Un caso emblematico dei limiti del sistema
La vicenda di Antonino Pepi rappresenta un caso emblematico dei limiti del sistema penale italiano. Da un lato, abbiamo una confessione chiara e circostanziata che viene ignorata per anni; dall’altro, una condanna basata su prove ambigue e un ragionamento indiziario che non soddisfa i requisiti di legge.
Il paradosso più stridente è che Gaetano Pepi, riconosciuto colpevole ma protetto dal giudicato, rimane impunito, mentre il figlio Antonino sconta una pena per un reato che tutti – compresi i giudici d’appello – riconoscono essere stato commesso dal padre.
Questa vicenda solleva interrogativi fondamentali sull’amministrazione della giustizia in Italia. Come è possibile che una confessione venga ignorata per anni? Come si può condannare una persona basandosi esclusivamente su prove che ammettono interpretazioni alternative?

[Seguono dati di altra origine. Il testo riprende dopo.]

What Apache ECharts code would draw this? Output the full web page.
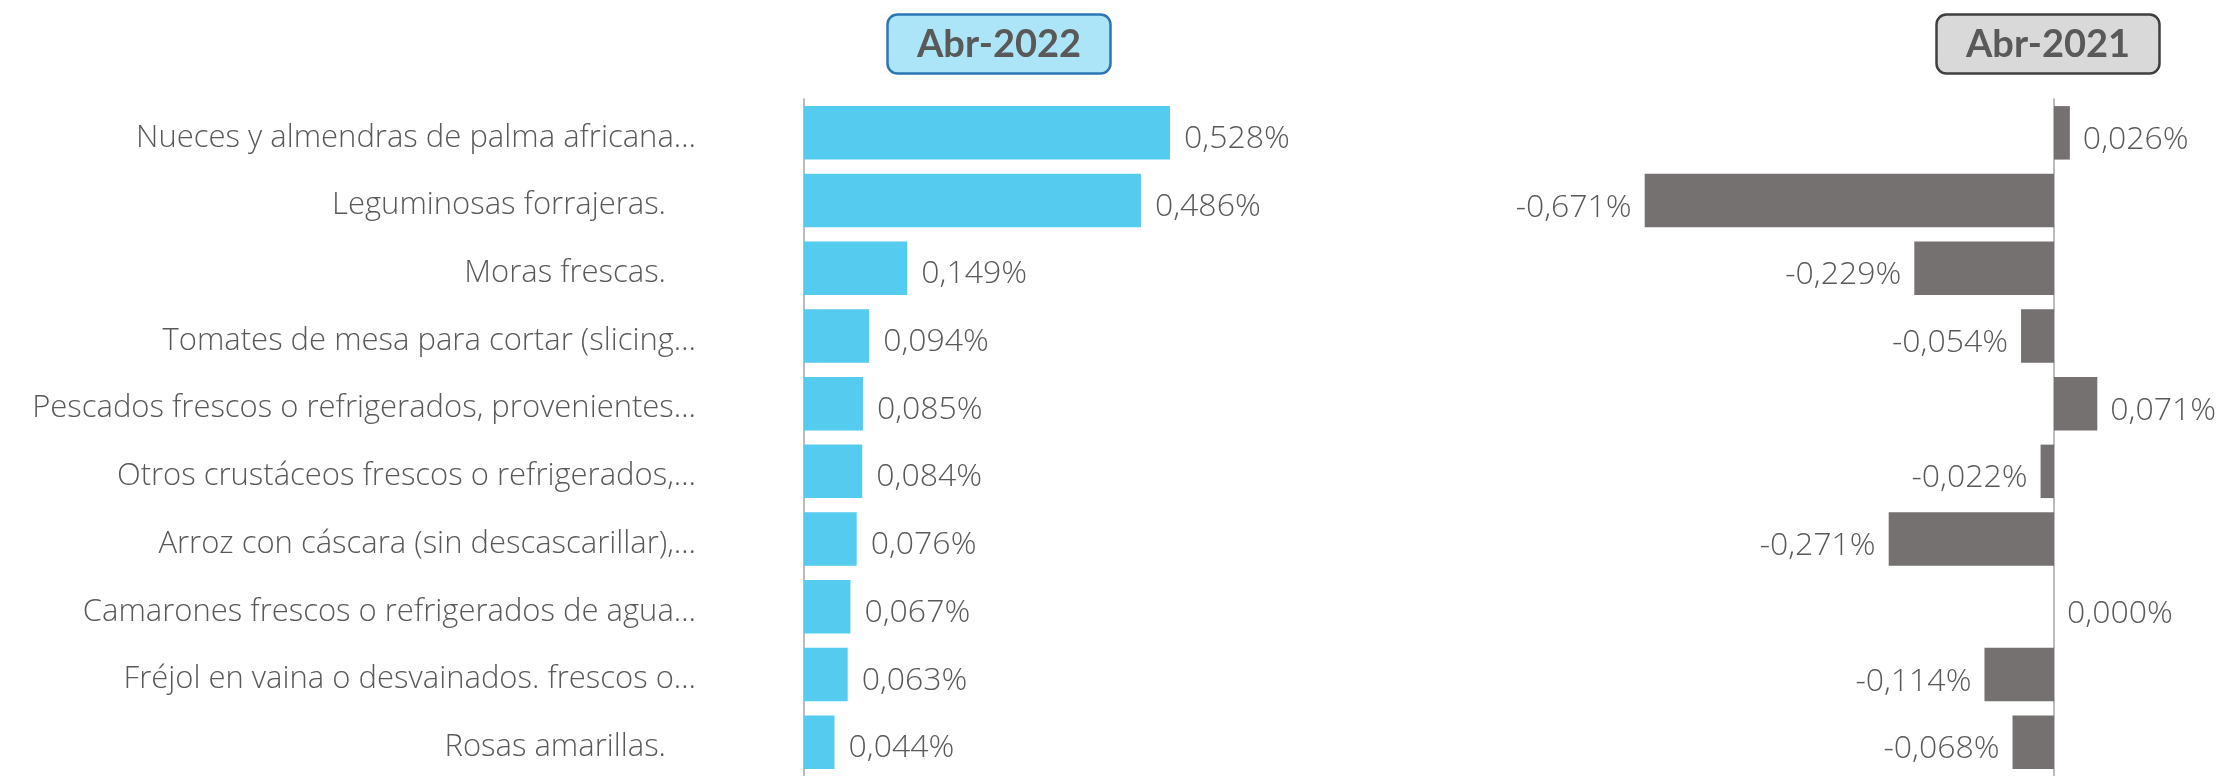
<!DOCTYPE html>
<html>
<head>
<meta charset="utf-8">
<script src="https://cdn.jsdelivr.net/npm/echarts@6/dist/echarts.min.js"></script>
<style>
  html, body { margin: 0; padding: 0; background: #fff; }
  #main { width: 2221px; height: 776px; }
</style>
</head>
<body>
<div id="main"></div>
<script>
var productos = [
  'Nueces y almendras de palma africana…',
  'Leguminosas forrajeras.',
  'Moras frescas.',
  'Tomates de mesa para cortar (slicing…',
  'Pescados frescos o refrigerados, provenientes…',
  'Otros crustáceos frescos o refrigerados,…',
  'Arroz con cáscara (sin descascarillar),…',
  'Camarones frescos o refrigerados de agua…',
  'Fréjol en vaina o desvainados. frescos o…',
  'Rosas amarillas.'
];
var abr2022 = [0.528, 0.486, 0.149, 0.094, 0.085, 0.084, 0.076, 0.067, 0.063, 0.044];
var abr2021 = [0.026, -0.671, -0.229, -0.054, 0.071, -0.022, -0.271, 0.000, -0.114, -0.068];

var gris = '#595959';
var fuente = '"Open Sans"';

function fmt(v) {
  return v.toFixed(3).replace('.', ',') + '%';
}

var chart = echarts.init(document.getElementById('main'));

var option = {
  animation: false,
  title: [
    {
      text: 'Abr-2022',
      left: 887, top: 14,
      padding: [12, 30, 10, 30],
      backgroundColor: '#ABE5F7',
      borderColor: '#2E75B6',
      borderWidth: 2.5,
      borderRadius: 10,
      textStyle: { fontFamily: 'Lato', fontWeight: 'bold', fontSize: 38, color: gris }
    },
    {
      text: 'Abr-2021',
      left: 1936, top: 14,
      padding: [12, 30, 10, 30],
      backgroundColor: '#D9D9D9',
      borderColor: '#404040',
      borderWidth: 2.5,
      borderRadius: 10,
      textStyle: { fontFamily: 'Lato', fontWeight: 'bold', fontSize: 38, color: gris }
    }
  ],
  grid: [
    { left: 804, top: 99, width: 416, height: 682 },
    { left: 1627, top: 99, width: 488, height: 682 }
  ],
  xAxis: [
    { gridIndex: 0, type: 'value', min: 0, max: 0.6, show: false },
    { gridIndex: 1, type: 'value', min: -0.7, max: 0.1, show: false }
  ],
  yAxis: [
    {
      gridIndex: 0, type: 'category', inverse: true, data: productos,
      axisLine: { lineStyle: { color: '#A6A6A6', width: 1.5 } },
      axisTick: { length: 8, lineStyle: { color: '#A6A6A6', width: 1.5 } },
      axisLabel: {
        margin: 108,
        padding: [10, 0, 0, 0],
        fontFamily: fuente, fontWeight: 300, fontSize: 31, color: gris,
        formatter: function (v) {
          return v.slice(-1) === '…' ? v : '{p|' + v + '}';
        },
        rich: { p: { fontFamily: fuente, fontWeight: 300, fontSize: 31, color: gris, padding: [0, 30, 0, 0] } }
      }
    },
    {
      gridIndex: 1, type: 'category', inverse: true, data: productos,
      axisLine: { lineStyle: { color: '#A6A6A6', width: 1.5 } },
      axisTick: { length: 8, lineStyle: { color: '#A6A6A6', width: 1.5 } },
      axisLabel: { show: false }
    }
  ],
  series: [
    {
      type: 'bar', xAxisIndex: 0, yAxisIndex: 0,
      data: abr2022,
      barCategoryGap: '21%',
      itemStyle: { color: '#55CBEF' },
      label: {
        show: true, position: 'right', distance: 14, offset: [0, 6],
        fontFamily: fuente, fontWeight: 300, fontSize: 32, color: gris,
        formatter: function (p) { return fmt(p.value); }
      }
    },
    {
      type: 'bar', xAxisIndex: 1, yAxisIndex: 1,
      data: abr2021.map(function (v) {
        return { value: v, label: { position: v < 0 ? 'left' : 'right' } };
      }),
      barCategoryGap: '21%',
      itemStyle: { color: '#757171' },
      label: {
        show: true, distance: 13, offset: [0, 7],
        fontFamily: fuente, fontWeight: 300, fontSize: 32, color: gris,
        formatter: function (p) { return fmt(p.value); }
      }
    }
  ]
};

chart.setOption(option);
</script>
</body>
</html>
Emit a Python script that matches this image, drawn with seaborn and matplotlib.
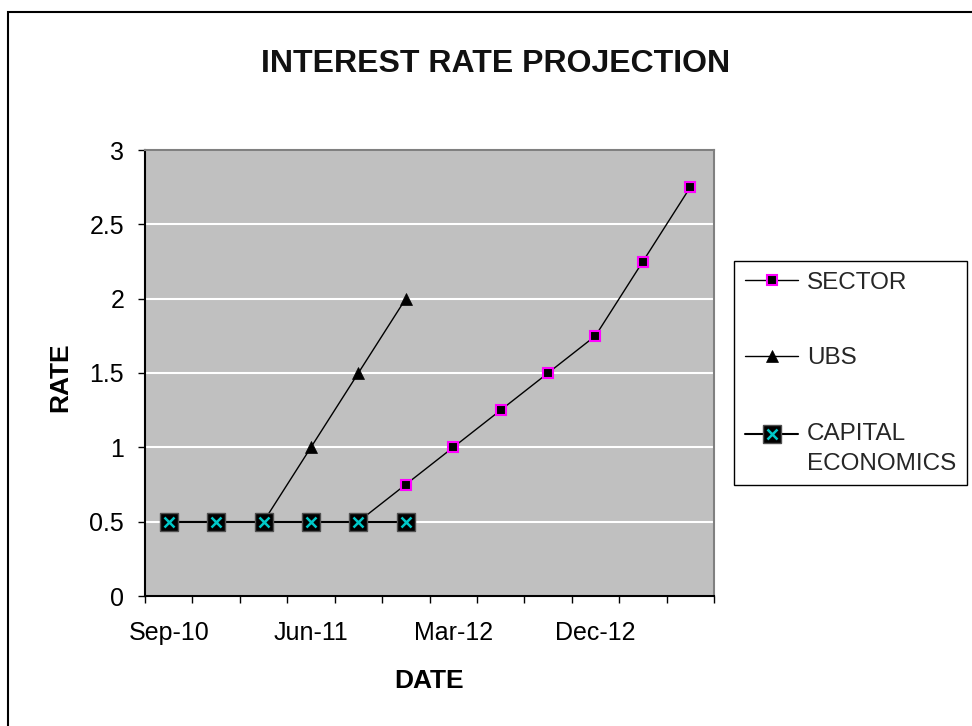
import numpy as np
import pandas as pd
import matplotlib
matplotlib.use("Agg")
import matplotlib.pyplot as plt
import seaborn as sns
from matplotlib.legend_handler import HandlerLine2D, HandlerTuple
from matplotlib.patches import Rectangle
from matplotlib.ticker import FixedLocator, FixedFormatter


# --------------------------------------------------
# Data (quarterly projections)
# --------------------------------------------------

quarters = [
    "Sep-10", "Dec-10", "Mar-11", "Jun-11", "Sep-11", "Dec-11",
    "Mar-12", "Jun-12", "Sep-12", "Dec-12", "Mar-13", "Jun-13"
]

sector = [0.5, 0.5, 0.5, 0.5, 0.5, 0.75, 1.0, 1.25, 1.5, 1.75, 2.25, 2.75]

ubs = [0.5, 0.5, 0.5, 1.0, 1.5, 2.0,
       np.nan, np.nan, np.nan, np.nan, np.nan, np.nan]

capital_economics = [0.5, 0.5, 0.5, 0.5, 0.5, 0.5,
                     np.nan, np.nan, np.nan, np.nan, np.nan, np.nan]

rate_ticks = [0, 0.5, 1, 1.5, 2, 2.5, 3]
rate_labels = ["0", "0.5", "1", "1.5", "2", "2.5", "3"]

df = pd.DataFrame({
    "pos": range(len(quarters)),
    "quarter": quarters,
    "SECTOR": sector,
    "UBS": ubs,
    "CAPITAL ECONOMICS": capital_economics,
})


# --------------------------------------------------
# Legend handler that lifts the marker to the first text line
# --------------------------------------------------

class RaisedLine(HandlerLine2D):

    def __init__(self, shift=0, **kw):
        super().__init__(**kw)
        self.shift = shift

    def create_artists(self, legend, orig_handle, xdescent, ydescent,
                       width, height, fontsize, trans):
        return super().create_artists(legend, orig_handle, xdescent,
                                      ydescent - 2 * self.shift,
                                      width, height, fontsize, trans)


# --------------------------------------------------
# Figure
# --------------------------------------------------

sns.set_theme(style="ticks")
plt.rcParams["font.family"] = ["Liberation Sans", "DejaVu Sans"]

W, H = 972, 726
fig = plt.figure(figsize=(W / 100, H / 100), dpi=100)
fig.patch.set_facecolor("white")

ax = fig.add_axes([145 / W, 1 - 596 / H, (714 - 145) / W, (596 - 150) / H])
ax.set_facecolor("#C0C0C0")

sns.lineplot(data=df, x="pos", y="SECTOR", ax=ax, color="black", lw=1,
             marker="s", markersize=7, markerfacecolor="black",
             markeredgecolor="#FF00FF", markeredgewidth=1.5, zorder=3)

sns.lineplot(data=df, x="pos", y="UBS", ax=ax, color="black", lw=1,
             marker="^", markersize=9, markerfacecolor="black",
             markeredgecolor="black", markeredgewidth=0.5, zorder=4)

sns.lineplot(data=df, x="pos", y="CAPITAL ECONOMICS", ax=ax, color="black",
             lw=1.5, marker="s", markersize=12.5, markerfacecolor="black",
             markeredgecolor="#505050", markeredgewidth=1, zorder=5)

sns.lineplot(data=df, x="pos", y="CAPITAL ECONOMICS", ax=ax, color="black",
             linestyle="none", marker="x", markersize=7,
             markeredgecolor="#00C8C8", markeredgewidth=1.8, zorder=6)

# axes ranges and ticks
ax.set_xlim(-0.5, len(quarters) - 0.5)
ax.set_ylim(0, 3)

ax.xaxis.set_major_locator(FixedLocator(np.arange(-0.5, len(quarters), 1)))
ax.xaxis.set_major_formatter(FixedFormatter([]))
ax.xaxis.set_minor_locator(FixedLocator(df["pos"][::3].tolist()))
ax.xaxis.set_minor_formatter(FixedFormatter(quarters[::3]))
ax.tick_params(axis="x", which="major", direction="out", length=5,
               width=1, color="black")
ax.tick_params(axis="x", which="minor", length=0, pad=18,
               labelsize=18, labelcolor="black")

ax.set_yticks(rate_ticks)
ax.set_yticklabels(rate_labels)
ax.tick_params(axis="y", direction="out", length=5, width=1,
               color="black", pad=10, labelsize=18, labelcolor="black")

ax.yaxis.grid(True, color="white", lw=1.5)
ax.xaxis.grid(False)
ax.set_axisbelow(True)

for side in ["left", "bottom"]:
    ax.spines[side].set_color("black")
    ax.spines[side].set_linewidth(1.5)
for side in ["top", "right"]:
    ax.spines[side].set_visible(True)
    ax.spines[side].set_color("#808080")
    ax.spines[side].set_linewidth(1.5)

# labels
ax.set_xlabel("DATE", fontsize=19, fontweight="bold", color="black")
ax.xaxis.set_label_coords(0.5, (596 - 681) / 446)
ax.xaxis.label.set_va("center")

ax.set_ylabel("RATE", fontsize=19, fontweight="bold", color="black")
ax.yaxis.set_label_coords((60 - 145) / 569, (596 - 377) / 446)
ax.yaxis.label.set_va("center")

fig.text(496 / W, 1 - 64 / H, "INTEREST RATE PROJECTION",
         ha="center", va="center", fontsize=23, fontweight="bold",
         color="#111111")

# legend
lines = ax.get_lines()
handles = [lines[0], lines[1], (lines[2], lines[3])]
labels = ["SECTOR", "UBS", "CAPITAL\nECONOMICS"]
raise_pt = 15 * 72 / fig.dpi

leg = fig.legend(
    handles, labels,
    loc="upper left",
    bbox_to_anchor=(734 / W, 1 - 261 / H),
    borderaxespad=0,
    frameon=True,
    fancybox=False,
    edgecolor="black",
    framealpha=1,
    fontsize=17.5,
    handlelength=2.2,
    handletextpad=0.35,
    labelspacing=2.2,
    borderpad=0.45,
    handler_map={
        lines[2]: RaisedLine(raise_pt),
        lines[3]: RaisedLine(raise_pt),
        tuple: HandlerTuple(ndivide=1, pad=0),
    },
)
leg.get_frame().set_linewidth(1)
leg.get_texts()[2].set_linespacing(1.45)

# outer chart border (runs off the right and bottom edges)
fig.add_artist(Rectangle((8 / W, -0.5), 2, 0.5 + 1 - 12 / H,
                         transform=fig.transFigure, fill=False,
                         edgecolor="black", lw=1.5))

fig.savefig("out.png", dpi=100)
plt.close(fig)
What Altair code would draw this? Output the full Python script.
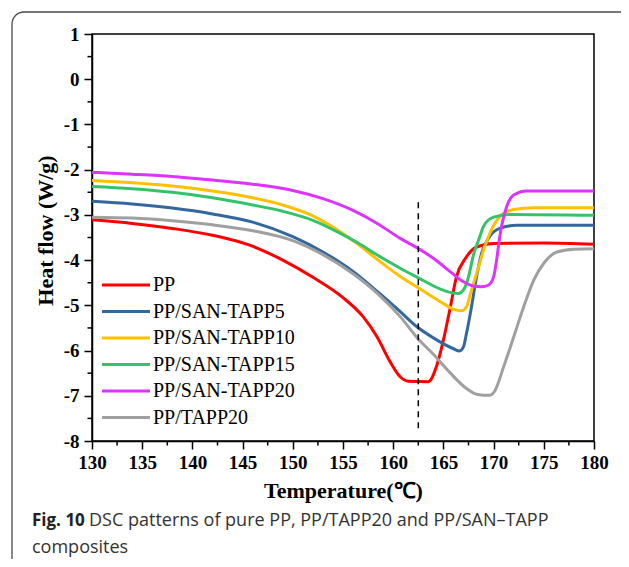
import altair as alt
import pandas as pd

# ---- data ----
series_names = ["PP", "PP/SAN-TAPP5", "PP/SAN-TAPP10", "PP/SAN-TAPP15", "PP/SAN-TAPP20", "PP/TAPP20"]
series_colors = ["#FF0000", "#33689F", "#FFC000", "#33C46A", "#DD33FF", "#A0A0A0"]

temp_pp = [130, 134, 138, 142, 145.7, 149, 152, 155, 157, 158.4, 159.7, 160.7, 161.5, 163.5, 164.3, 165.0, 165.7, 166.3, 167.2, 168.3, 170.0, 175.0, 180.0]
flow_pp = [-3.11, -3.19, -3.30, -3.45, -3.67, -4.00, -4.38, -4.83, -5.25, -5.70, -6.25, -6.58, -6.68, -6.69, -6.36, -5.77, -5.03, -4.37, -3.96, -3.71, -3.63, -3.62, -3.65]

temp_s5 = [130, 134, 138, 142, 146, 150, 153, 156, 158.5, 160.7, 162.4, 164, 166, 166.6, 167.0, 167.3, 167.8, 168.3, 168.8, 169.6, 170.6, 172.3, 180]
flow_s5 = [-2.70, -2.76, -2.85, -2.98, -3.16, -3.48, -3.82, -4.25, -4.71, -5.14, -5.48, -5.72, -5.96, -6.01, -5.92, -5.62, -5.03, -4.37, -3.85, -3.48, -3.30, -3.23, -3.23]

temp_s10 = [130, 134, 138, 142, 146, 149, 152, 154.5, 156.8, 158.5, 160.7, 162.4, 164.7, 166.2, 166.8, 167.3, 167.8, 168.5, 169.1, 170.6, 172.0, 174, 180]
flow_s10 = [-2.24, -2.29, -2.36, -2.47, -2.62, -2.78, -3.02, -3.34, -3.70, -4.00, -4.36, -4.60, -4.92, -5.10, -5.12, -5.03, -4.66, -4.15, -3.71, -3.04, -2.88, -2.84, -2.84]

temp_s15 = [130, 134, 138, 142, 146, 149, 152, 154.5, 156.8, 158.5, 160.7, 162.4, 164.7, 166.0, 166.5, 167.0, 167.5, 168.0, 168.6, 169.0, 170.0, 171.6, 180]
flow_s15 = [-2.37, -2.42, -2.50, -2.62, -2.78, -2.92, -3.12, -3.38, -3.66, -3.90, -4.18, -4.38, -4.64, -4.73, -4.74, -4.66, -4.37, -3.88, -3.50, -3.25, -3.05, -2.99, -3.01]

temp_s20 = [130, 134, 138, 142, 146, 150, 153, 156, 158.5, 160.7, 162.4, 164.0, 165.7, 167.0, 168.1, 168.8, 169.5, 170.0, 170.3, 170.6, 171.3, 172.0, 173.3, 180]
flow_s20 = [-2.06, -2.10, -2.15, -2.23, -2.32, -2.46, -2.64, -2.90, -3.20, -3.52, -3.73, -3.96, -4.26, -4.48, -4.58, -4.59, -4.55, -4.37, -4.00, -3.50, -2.82, -2.56, -2.47, -2.47]

temp_t20 = [130, 134, 138, 142, 146, 150, 153, 156, 158.5, 160.7, 162.4, 164.0, 165.7, 167.3, 168.4, 169.6, 170.1, 171.0, 172.0, 173.0, 174.0, 175.0, 176.3, 178.0, 180]
flow_t20 = [-3.05, -3.07, -3.13, -3.22, -3.35, -3.57, -3.88, -4.30, -4.75, -5.25, -5.72, -6.08, -6.50, -6.84, -6.97, -6.99, -6.90, -6.36, -5.70, -5.03, -4.44, -4.07, -3.82, -3.76, -3.75]

x_major = [130, 135, 140, 145, 150, 155, 160, 165, 170, 175, 180]
x_minor = [132.5, 137.5, 142.5, 147.5, 152.5, 157.5, 162.5, 167.5, 172.5, 177.5]
y_major = [-8, -7, -6, -5, -4, -3, -2, -1, 0, 1]
y_minor = [-7.5, -6.5, -5.5, -4.5, -3.5, -2.5, -1.5, -0.5, 0.5]

dash_x = [162.5]
dash_top = [-2.72]
dash_bottom = [-7.76]

caption_bold = "Fig. 10"
caption_line1 = "DSC patterns of pure PP, PP/TAPP20 and PP/SAN\u2013TAPP"
caption_line2 = "composites"

# ---- build tables ----
temps = [temp_pp, temp_s5, temp_s10, temp_s15, temp_s20, temp_t20]
flows = [flow_pp, flow_s5, flow_s10, flow_s15, flow_s20, flow_t20]
rows = []
for name, ts, fs in zip(series_names, temps, flows):
    for t, f in zip(ts, fs):
        rows.append({"T": t, "H": f, "sample": name})
df = pd.DataFrame(rows)

W, H = 502, 407
SERIF = "Liberation Serif"

xscale = alt.Scale(domain=[130, 180], nice=False, zero=False)
yscale = alt.Scale(domain=[-8, 1], nice=False, zero=False)

dummy = pd.DataFrame({"k": [0]})

border = alt.Chart(dummy).mark_rect(
    fill=None, stroke="#4a4a4a", strokeWidth=1.3, cornerRadius=12, clip=False
).encode(
    x=alt.value(-80), x2=alt.value(560), y=alt.value(-22), y2=alt.value(560)
)

lines = alt.Chart(df).mark_line(strokeWidth=3, interpolate="monotone").encode(
    x=alt.X("T:Q", scale=xscale,
            axis=alt.Axis(values=x_major, format="d", title="Temperature(\u2103)",
                          labelFlush=False, labelOverlap=False,
                          titleY=56, titleBaseline="alphabetic")),
    y=alt.Y("H:Q", scale=yscale,
            axis=alt.Axis(values=y_major, labelExpr="datum.value + ''", title="Heat flow (W/g)",
                          labelFlush=False, labelOverlap=False,
                          titleX=-47, titleY=196, titleBaseline="middle", titleAngle=-90)),
    color=alt.Color("sample:N", sort=series_names,
                    scale=alt.Scale(domain=series_names, range=series_colors),
                    legend=alt.Legend(orient="none", legendX=0, legendY=241, title=None,
                                      symbolType="M0,0H8", symbolSize=144, symbolStrokeWidth=3,
                                      labelFont=SERIF, labelFontSize=20, labelColor="black",
                                      labelOffset=41, rowPadding=6.5, padding=0)),
    detail="sample:N",
)

dash_df = pd.DataFrame({"x": dash_x, "y": dash_top, "y2": dash_bottom})
dash = alt.Chart(dash_df).mark_rule(color="black", strokeWidth=1.5, strokeDash=[6, 5]).encode(
    x=alt.X("x:Q", scale=xscale), y=alt.Y("y:Q", scale=yscale), y2="y2:Q"
)

xminor_df = pd.DataFrame({"x": x_minor})
xminor = alt.Chart(xminor_df).mark_rule(color="black", strokeWidth=1.5, clip=False).encode(
    x=alt.X("x:Q", scale=xscale), y=alt.value(H), y2=alt.value(H + 4.5)
)
yminor_df = pd.DataFrame({"y": y_minor})
yminor = alt.Chart(yminor_df).mark_rule(color="black", strokeWidth=1.5, clip=False).encode(
    y=alt.Y("y:Q", scale=yscale), x=alt.value(-4.5), x2=alt.value(0)
)

CAP_FONT = "Open Sans"
cap_b = alt.Chart(dummy).mark_text(
    text=caption_bold, font=CAP_FONT, fontWeight="bold", fontSize=17, align="left",
    baseline="alphabetic", color="#222222"
).encode(x=alt.value(-60), y=alt.value(492))
cap_1 = alt.Chart(dummy).mark_text(
    text=caption_line1, font=CAP_FONT, fontSize=18, align="left",
    baseline="alphabetic", color="#333333"
).encode(x=alt.value(-3), y=alt.value(492))
cap_2 = alt.Chart(dummy).mark_text(
    text=caption_line2, font=CAP_FONT, fontSize=18, align="left",
    baseline="alphabetic", color="#333333"
).encode(x=alt.value(-60), y=alt.value(519))

chart = alt.layer(border, lines, dash, xminor, yminor, cap_b, cap_1, cap_2).properties(
    width=W, height=H,
    padding={"left": 84, "top": 26, "right": 27, "bottom": 118},
    autosize="none",
).configure_view(
    stroke="black", strokeWidth=1.5
).configure_axis(
    grid=False, domainColor="black", domainWidth=1.5, tickColor="black", tickWidth=1.5,
    tickSize=8, labelFont=SERIF, labelFontWeight="bold", labelFontSize=19, labelColor="black",
    labelPadding=4, titleFont=SERIF, titleFontWeight="bold", titleFontSize=22, titleColor="black"
).configure_axisY(
    labelPadding=5
)

chart.save("out.html", embed_options={"renderer": "svg", "actions": False})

E soprattutto, come si può negare il diritto alla revisione quando emergono nuove prove che potrebbero scardinare l’impianto accusatorio?
Il caso Pepi dimostra che, troppo spesso, la giustizia italiana si arena in meccanismi burocratici che finiscono per calpestare i diritti fondamentali della persona.
La battaglia legale dell’avvocato Lipera continua ora presso la Corte di Cassazione, con la richiesta di annullamento dell’ordinanza di inammissibilità e il rinvio degli atti alla Corte d’Appello. Ma al di là dell’esito processuale, la vicenda rimarrà comunque un monito sui rischi di un sistema che, nel tentativo di perseguire la giustizia, finisce talvolta per allontanarsene irrimediabilmente.